— Work to complete —
Count lines with the string "picture" in them. State the number alone.
* start Records shown *
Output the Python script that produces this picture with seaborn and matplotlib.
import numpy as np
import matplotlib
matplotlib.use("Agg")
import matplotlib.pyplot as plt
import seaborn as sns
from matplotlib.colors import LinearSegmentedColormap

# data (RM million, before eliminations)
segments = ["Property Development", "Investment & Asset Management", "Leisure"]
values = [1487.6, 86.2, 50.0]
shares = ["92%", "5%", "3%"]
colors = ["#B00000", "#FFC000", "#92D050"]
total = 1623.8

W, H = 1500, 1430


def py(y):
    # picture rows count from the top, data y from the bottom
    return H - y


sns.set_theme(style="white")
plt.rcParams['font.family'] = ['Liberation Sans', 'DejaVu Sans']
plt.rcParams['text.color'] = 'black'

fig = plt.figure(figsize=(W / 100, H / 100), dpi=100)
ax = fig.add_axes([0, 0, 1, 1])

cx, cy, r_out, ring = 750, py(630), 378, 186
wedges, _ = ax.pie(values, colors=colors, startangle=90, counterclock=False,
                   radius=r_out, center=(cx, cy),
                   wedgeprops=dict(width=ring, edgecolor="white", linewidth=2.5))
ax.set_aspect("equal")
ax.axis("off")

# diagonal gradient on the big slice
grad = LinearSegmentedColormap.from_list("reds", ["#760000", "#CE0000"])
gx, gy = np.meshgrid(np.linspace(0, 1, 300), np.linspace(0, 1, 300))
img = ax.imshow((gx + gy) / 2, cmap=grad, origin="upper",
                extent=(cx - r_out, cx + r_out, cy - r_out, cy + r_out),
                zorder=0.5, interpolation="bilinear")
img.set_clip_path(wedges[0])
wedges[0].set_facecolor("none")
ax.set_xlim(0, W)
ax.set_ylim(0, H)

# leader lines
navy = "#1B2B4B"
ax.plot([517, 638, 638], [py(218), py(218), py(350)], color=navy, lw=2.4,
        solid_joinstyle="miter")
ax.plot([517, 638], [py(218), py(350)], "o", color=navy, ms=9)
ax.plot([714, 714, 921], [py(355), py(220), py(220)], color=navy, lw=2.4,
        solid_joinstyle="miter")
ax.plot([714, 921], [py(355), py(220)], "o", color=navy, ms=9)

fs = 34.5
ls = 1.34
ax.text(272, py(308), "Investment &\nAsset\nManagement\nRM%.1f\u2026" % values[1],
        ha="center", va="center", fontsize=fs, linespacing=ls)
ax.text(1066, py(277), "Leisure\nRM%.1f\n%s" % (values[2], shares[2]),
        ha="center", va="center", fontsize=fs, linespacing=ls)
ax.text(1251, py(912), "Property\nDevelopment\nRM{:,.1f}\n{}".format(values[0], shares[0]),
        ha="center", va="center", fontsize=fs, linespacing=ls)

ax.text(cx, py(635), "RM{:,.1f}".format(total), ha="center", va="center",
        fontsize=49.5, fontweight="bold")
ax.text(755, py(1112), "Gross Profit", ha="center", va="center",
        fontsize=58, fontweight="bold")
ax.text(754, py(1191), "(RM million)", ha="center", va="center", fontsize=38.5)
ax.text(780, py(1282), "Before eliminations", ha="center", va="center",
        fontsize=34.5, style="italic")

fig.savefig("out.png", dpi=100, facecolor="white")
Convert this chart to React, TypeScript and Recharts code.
* end Records shown *
— Result of this task —
2